Among our most exciting discoveries are new candidate members of the 10 pc sample, two objects moving faster than 200″/yr, three T type subdwarf candidates, five Y dwarf candidates, and a new T8 plus white dwarf co-moving system. Our Y dwarf candidates begin bridging the gap between the bulk of the Y dwarf population and the coldest known brown dwarf, making them potential targets for JWST spectroscopy. Backyard Worlds is actively pursuing additional ground-based follow-up of the discoveries presented in this study, especially spectroscopy where feasible. While this work’s new brown dwarf candidates already demonstrate the power of citizen science for mapping the solar neighborhood, these objects make up only a small fraction of Backyard Worlds moving object discoveries to date.

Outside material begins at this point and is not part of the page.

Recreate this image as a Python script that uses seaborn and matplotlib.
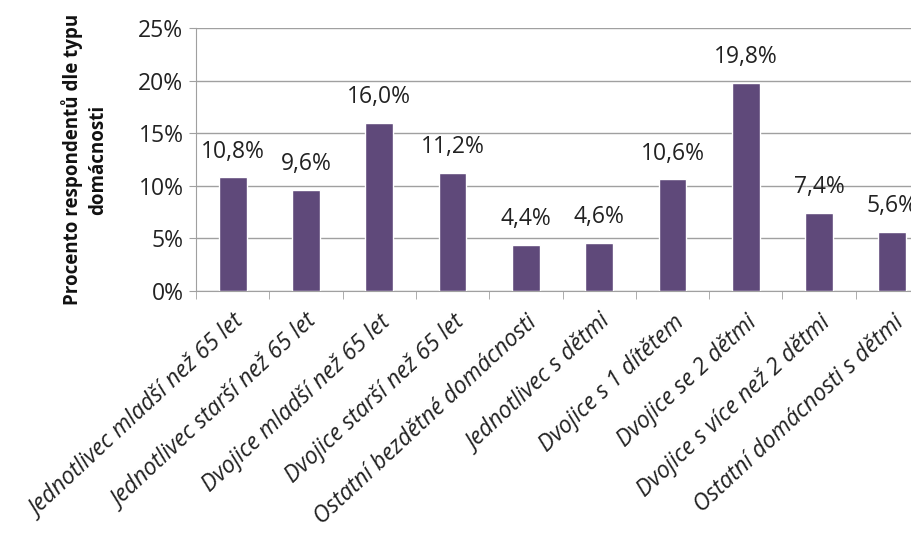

As NEOWISE continues scanning the sky, Backyard Worlds will endeavor to search all of its newly delivered data for yet more cold and close neighbors to the Sun.

Backyard Worlds volunteers have discovered more than 1,500 stars and brown dwarfs near the Sun. The current batch represents some of the coldest brown dwarfs in that collection. More than 100,000 citizen scientists are involved in the project, a network that examines telescope images to identify the movements of nearby dwarfs and planets. Putting human eyes on large data sets is integral to the search for rare objects, an approach astronomers will exploit with data gathered by the Vera C. Rubin Observatory (VRO). Now under construction in the Chilean Andes, the instrument will survey the southern hemisphere sky every three nights over a ten year period.

The paper is Meisner et al., “Spitzer Follow-up of Extremely Cold Brown Dwarfs Discovered by the Backyard Worlds: Planet 9 Citizen Science Project,” accepted at the Astrophysical Journal (preprint).